● Excerpted data:

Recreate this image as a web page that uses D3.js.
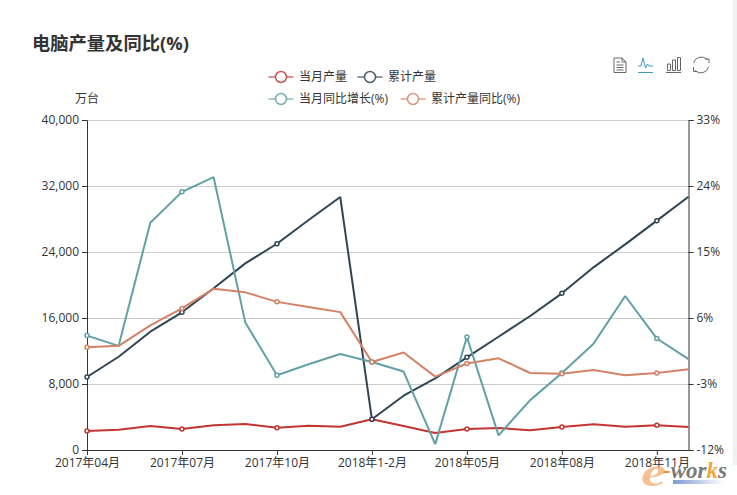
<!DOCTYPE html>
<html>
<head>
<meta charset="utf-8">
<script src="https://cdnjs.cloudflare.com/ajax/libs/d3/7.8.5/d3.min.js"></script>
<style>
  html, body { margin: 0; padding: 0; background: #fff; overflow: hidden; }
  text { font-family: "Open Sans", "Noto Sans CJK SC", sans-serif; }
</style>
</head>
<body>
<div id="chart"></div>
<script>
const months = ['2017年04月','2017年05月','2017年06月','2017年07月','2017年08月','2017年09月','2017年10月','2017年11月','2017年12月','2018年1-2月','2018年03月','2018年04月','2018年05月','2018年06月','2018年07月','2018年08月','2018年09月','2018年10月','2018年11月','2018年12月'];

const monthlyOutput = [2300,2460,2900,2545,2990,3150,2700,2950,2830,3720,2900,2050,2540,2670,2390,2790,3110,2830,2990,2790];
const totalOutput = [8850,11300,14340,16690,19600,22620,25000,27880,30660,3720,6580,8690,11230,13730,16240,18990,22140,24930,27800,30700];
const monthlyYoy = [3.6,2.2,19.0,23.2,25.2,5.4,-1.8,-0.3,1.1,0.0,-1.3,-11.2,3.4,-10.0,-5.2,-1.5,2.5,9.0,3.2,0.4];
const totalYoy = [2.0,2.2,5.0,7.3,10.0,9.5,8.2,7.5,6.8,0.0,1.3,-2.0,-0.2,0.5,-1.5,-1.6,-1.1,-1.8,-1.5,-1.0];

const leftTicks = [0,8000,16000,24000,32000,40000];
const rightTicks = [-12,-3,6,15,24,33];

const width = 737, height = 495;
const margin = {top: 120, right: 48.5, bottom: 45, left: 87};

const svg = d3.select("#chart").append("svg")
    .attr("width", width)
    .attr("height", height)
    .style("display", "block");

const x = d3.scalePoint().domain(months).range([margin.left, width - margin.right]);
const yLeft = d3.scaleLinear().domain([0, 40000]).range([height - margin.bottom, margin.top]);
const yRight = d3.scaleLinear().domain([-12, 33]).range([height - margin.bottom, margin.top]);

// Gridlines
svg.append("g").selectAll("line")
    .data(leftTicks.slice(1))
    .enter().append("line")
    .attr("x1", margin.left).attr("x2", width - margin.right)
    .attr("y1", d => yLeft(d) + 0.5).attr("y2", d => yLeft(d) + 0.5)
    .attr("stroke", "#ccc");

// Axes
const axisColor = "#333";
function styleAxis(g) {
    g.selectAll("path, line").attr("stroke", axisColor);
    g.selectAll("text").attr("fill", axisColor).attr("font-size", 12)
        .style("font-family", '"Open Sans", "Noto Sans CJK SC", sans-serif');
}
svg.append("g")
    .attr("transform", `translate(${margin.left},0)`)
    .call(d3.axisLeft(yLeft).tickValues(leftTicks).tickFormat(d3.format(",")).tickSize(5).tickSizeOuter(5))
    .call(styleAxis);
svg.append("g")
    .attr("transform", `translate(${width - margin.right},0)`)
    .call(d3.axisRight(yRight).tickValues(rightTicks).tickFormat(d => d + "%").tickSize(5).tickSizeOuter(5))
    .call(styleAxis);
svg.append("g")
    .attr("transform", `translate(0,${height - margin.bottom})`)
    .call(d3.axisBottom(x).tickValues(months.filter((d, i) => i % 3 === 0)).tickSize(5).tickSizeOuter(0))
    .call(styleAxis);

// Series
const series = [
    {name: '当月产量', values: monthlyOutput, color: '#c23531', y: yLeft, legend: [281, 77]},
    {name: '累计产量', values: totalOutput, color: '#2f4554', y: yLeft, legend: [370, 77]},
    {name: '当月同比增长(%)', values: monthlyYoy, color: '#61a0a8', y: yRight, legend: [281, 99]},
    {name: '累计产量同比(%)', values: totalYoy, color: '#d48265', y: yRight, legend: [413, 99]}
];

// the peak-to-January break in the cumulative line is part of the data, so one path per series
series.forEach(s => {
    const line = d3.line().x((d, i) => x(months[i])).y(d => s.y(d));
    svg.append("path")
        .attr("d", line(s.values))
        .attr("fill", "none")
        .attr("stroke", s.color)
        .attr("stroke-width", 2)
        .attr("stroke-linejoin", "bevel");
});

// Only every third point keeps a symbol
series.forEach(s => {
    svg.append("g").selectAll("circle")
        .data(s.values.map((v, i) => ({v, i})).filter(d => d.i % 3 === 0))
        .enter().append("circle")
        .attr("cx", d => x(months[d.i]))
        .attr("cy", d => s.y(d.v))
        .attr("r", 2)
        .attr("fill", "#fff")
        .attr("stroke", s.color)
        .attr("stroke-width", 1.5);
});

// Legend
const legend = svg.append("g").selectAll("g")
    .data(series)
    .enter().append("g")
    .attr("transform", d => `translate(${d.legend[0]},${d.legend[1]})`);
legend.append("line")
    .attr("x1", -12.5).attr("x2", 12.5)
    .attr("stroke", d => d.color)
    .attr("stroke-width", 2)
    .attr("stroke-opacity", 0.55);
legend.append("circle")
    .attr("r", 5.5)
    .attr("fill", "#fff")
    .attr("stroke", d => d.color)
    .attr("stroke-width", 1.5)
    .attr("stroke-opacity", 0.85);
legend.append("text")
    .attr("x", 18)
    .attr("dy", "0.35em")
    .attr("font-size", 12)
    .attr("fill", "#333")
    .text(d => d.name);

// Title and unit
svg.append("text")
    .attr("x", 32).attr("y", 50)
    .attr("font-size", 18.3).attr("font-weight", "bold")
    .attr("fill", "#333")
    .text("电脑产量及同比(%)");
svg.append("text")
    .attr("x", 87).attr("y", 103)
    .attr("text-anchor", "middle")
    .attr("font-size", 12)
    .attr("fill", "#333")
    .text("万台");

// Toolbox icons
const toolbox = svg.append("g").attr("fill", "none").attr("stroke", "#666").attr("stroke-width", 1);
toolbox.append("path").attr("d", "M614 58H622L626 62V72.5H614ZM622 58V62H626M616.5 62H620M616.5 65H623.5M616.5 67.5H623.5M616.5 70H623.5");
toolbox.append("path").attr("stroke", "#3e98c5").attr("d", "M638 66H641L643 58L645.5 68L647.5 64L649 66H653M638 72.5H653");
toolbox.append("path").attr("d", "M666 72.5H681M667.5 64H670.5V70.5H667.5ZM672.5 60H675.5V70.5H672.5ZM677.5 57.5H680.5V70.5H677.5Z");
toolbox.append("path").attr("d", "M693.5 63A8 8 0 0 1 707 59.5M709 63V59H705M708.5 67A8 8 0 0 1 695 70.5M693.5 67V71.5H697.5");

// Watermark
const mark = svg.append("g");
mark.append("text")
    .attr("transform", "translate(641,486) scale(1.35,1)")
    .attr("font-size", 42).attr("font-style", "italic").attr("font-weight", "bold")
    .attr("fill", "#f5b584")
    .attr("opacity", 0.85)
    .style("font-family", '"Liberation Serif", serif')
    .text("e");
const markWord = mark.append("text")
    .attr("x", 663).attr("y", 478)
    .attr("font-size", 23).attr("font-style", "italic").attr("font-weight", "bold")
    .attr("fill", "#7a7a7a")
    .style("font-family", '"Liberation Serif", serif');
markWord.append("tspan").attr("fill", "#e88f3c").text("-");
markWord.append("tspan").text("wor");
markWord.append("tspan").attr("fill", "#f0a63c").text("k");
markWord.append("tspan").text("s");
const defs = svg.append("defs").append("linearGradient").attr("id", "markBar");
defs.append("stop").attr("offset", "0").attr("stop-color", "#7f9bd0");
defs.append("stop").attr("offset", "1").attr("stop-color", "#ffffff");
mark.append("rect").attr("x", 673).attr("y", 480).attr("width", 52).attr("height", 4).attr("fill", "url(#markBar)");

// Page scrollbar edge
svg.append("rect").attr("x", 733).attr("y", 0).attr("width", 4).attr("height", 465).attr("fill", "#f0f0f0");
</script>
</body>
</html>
---
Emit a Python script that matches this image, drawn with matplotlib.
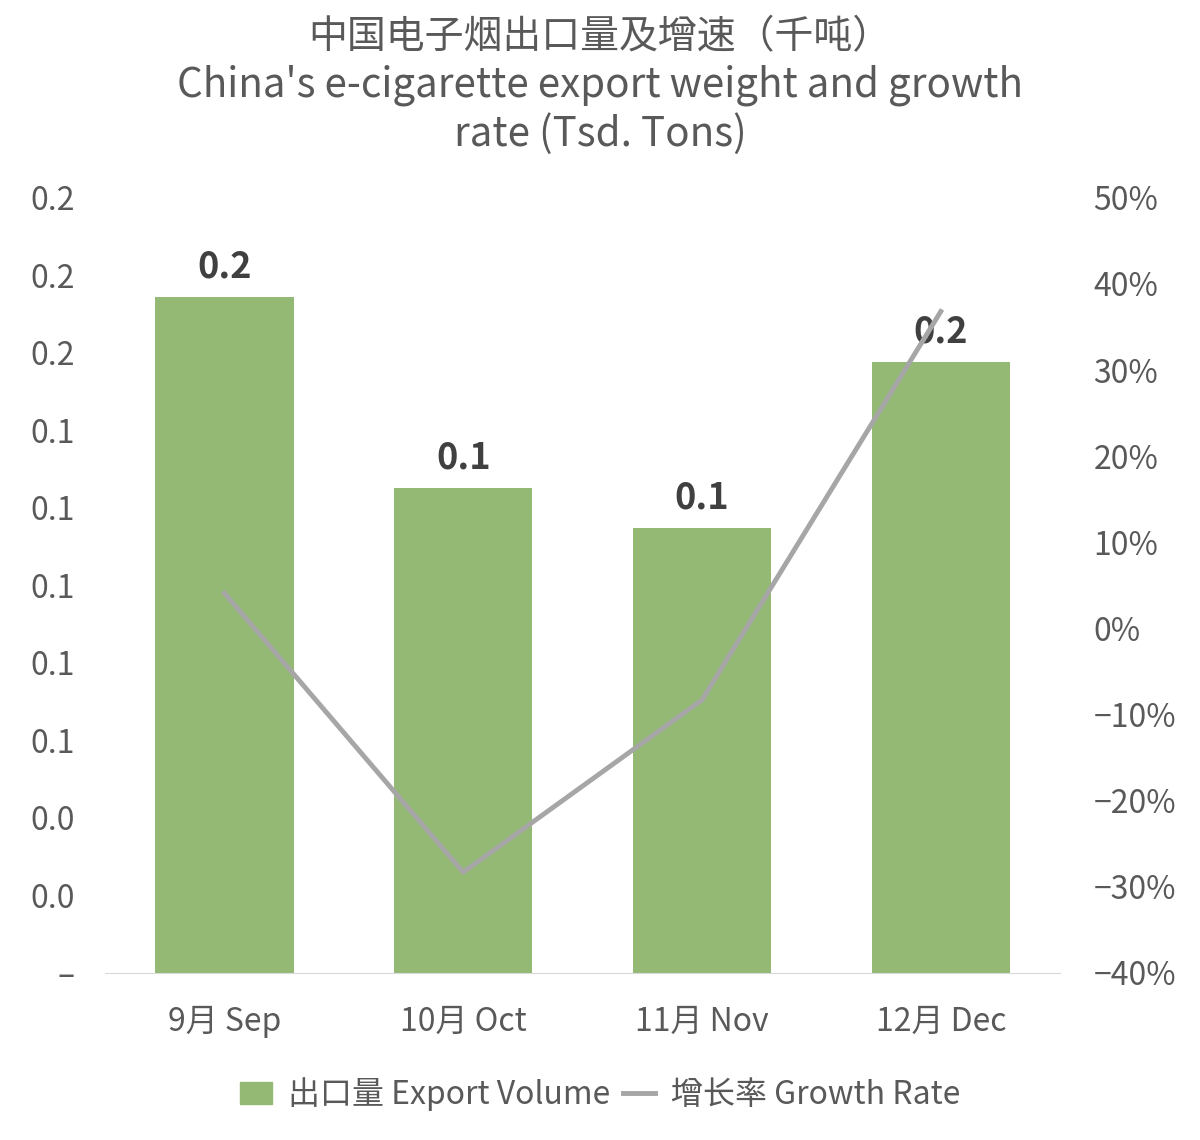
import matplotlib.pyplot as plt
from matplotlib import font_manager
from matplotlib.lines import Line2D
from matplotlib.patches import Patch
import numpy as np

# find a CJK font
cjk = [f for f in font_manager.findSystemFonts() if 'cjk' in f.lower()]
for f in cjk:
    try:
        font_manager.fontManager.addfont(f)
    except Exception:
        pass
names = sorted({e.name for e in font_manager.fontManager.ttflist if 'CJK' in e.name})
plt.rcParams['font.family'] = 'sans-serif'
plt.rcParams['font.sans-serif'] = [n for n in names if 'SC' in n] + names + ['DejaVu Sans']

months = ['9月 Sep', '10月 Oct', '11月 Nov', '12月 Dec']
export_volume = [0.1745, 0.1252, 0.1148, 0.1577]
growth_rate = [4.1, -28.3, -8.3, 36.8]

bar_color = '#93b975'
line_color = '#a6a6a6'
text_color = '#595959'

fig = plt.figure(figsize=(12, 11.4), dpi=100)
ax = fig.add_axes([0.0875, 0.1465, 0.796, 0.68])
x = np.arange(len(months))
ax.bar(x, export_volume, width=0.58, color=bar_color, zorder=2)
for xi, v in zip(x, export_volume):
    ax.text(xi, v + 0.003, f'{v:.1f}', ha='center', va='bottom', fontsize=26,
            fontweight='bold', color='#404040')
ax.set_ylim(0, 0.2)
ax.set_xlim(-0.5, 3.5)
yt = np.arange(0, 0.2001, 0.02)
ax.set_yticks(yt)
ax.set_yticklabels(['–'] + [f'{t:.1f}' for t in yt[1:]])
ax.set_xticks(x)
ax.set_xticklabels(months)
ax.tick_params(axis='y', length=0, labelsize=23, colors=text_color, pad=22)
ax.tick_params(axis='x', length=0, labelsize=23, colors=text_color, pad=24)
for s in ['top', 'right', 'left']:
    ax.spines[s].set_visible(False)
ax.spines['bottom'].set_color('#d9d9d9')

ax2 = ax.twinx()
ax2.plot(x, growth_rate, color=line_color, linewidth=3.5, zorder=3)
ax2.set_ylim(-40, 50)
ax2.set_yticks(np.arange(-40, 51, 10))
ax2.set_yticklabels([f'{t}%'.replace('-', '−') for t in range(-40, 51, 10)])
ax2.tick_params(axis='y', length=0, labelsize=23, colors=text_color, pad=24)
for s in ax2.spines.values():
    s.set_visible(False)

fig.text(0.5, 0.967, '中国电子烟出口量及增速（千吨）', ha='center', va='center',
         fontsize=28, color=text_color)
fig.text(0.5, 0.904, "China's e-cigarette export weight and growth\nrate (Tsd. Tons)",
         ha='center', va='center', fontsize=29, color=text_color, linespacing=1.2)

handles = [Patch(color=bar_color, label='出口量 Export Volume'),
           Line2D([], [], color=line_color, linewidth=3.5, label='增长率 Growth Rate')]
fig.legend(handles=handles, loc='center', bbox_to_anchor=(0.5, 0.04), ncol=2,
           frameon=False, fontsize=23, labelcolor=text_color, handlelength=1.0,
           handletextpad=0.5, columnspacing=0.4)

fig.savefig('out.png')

● What the exercise asks: Pictures are not part of the copy. Reproduce the lines from the one containing "Recreate this image" through the one containing "const yRight = d3.scaleLinear().domain([-12, 33]).range([height", exactly and nothing more.

● Solution to the exercise:
Recreate this image as a web page that uses D3.js.
<!DOCTYPE html>
<html>
<head>
<meta charset="utf-8">
<script src="https://cdnjs.cloudflare.com/ajax/libs/d3/7.8.5/d3.min.js"></script>
<style>
  html, body { margin: 0; padding: 0; background: #fff; overflow: hidden; }
  text { font-family: "Open Sans", "Noto Sans CJK SC", sans-serif; }
</style>
</head>
<body>
<div id="chart"></div>
<script>
const months = ['2017年04月','2017年05月','2017年06月','2017年07月','2017年08月','2017年09月','2017年10月','2017年11月','2017年12月','2018年1-2月','2018年03月','2018年04月','2018年05月','2018年06月','2018年07月','2018年08月','2018年09月','2018年10月','2018年11月','2018年12月'];

const monthlyOutput = [2300,2460,2900,2545,2990,3150,2700,2950,2830,3720,2900,2050,2540,2670,2390,2790,3110,2830,2990,2790];
const totalOutput = [8850,11300,14340,16690,19600,22620,25000,27880,30660,3720,6580,8690,11230,13730,16240,18990,22140,24930,27800,30700];
const monthlyYoy = [3.6,2.2,19.0,23.2,25.2,5.4,-1.8,-0.3,1.1,0.0,-1.3,-11.2,3.4,-10.0,-5.2,-1.5,2.5,9.0,3.2,0.4];
const totalYoy = [2.0,2.2,5.0,7.3,10.0,9.5,8.2,7.5,6.8,0.0,1.3,-2.0,-0.2,0.5,-1.5,-1.6,-1.1,-1.8,-1.5,-1.0];

const leftTicks = [0,8000,16000,24000,32000,40000];
const rightTicks = [-12,-3,6,15,24,33];

const width = 737, height = 495;
const margin = {top: 120, right: 48.5, bottom: 45, left: 87};

const svg = d3.select("#chart").append("svg")
    .attr("width", width)
    .attr("height", height)
    .style("display", "block");

const x = d3.scalePoint().domain(months).range([margin.left, width - margin.right]);
const yLeft = d3.scaleLinear().domain([0, 40000]).range([height - margin.bottom, margin.top]);
const yRight = d3.scaleLinear().domain([-12, 33]).range([height - margin.bottom, margin.top]);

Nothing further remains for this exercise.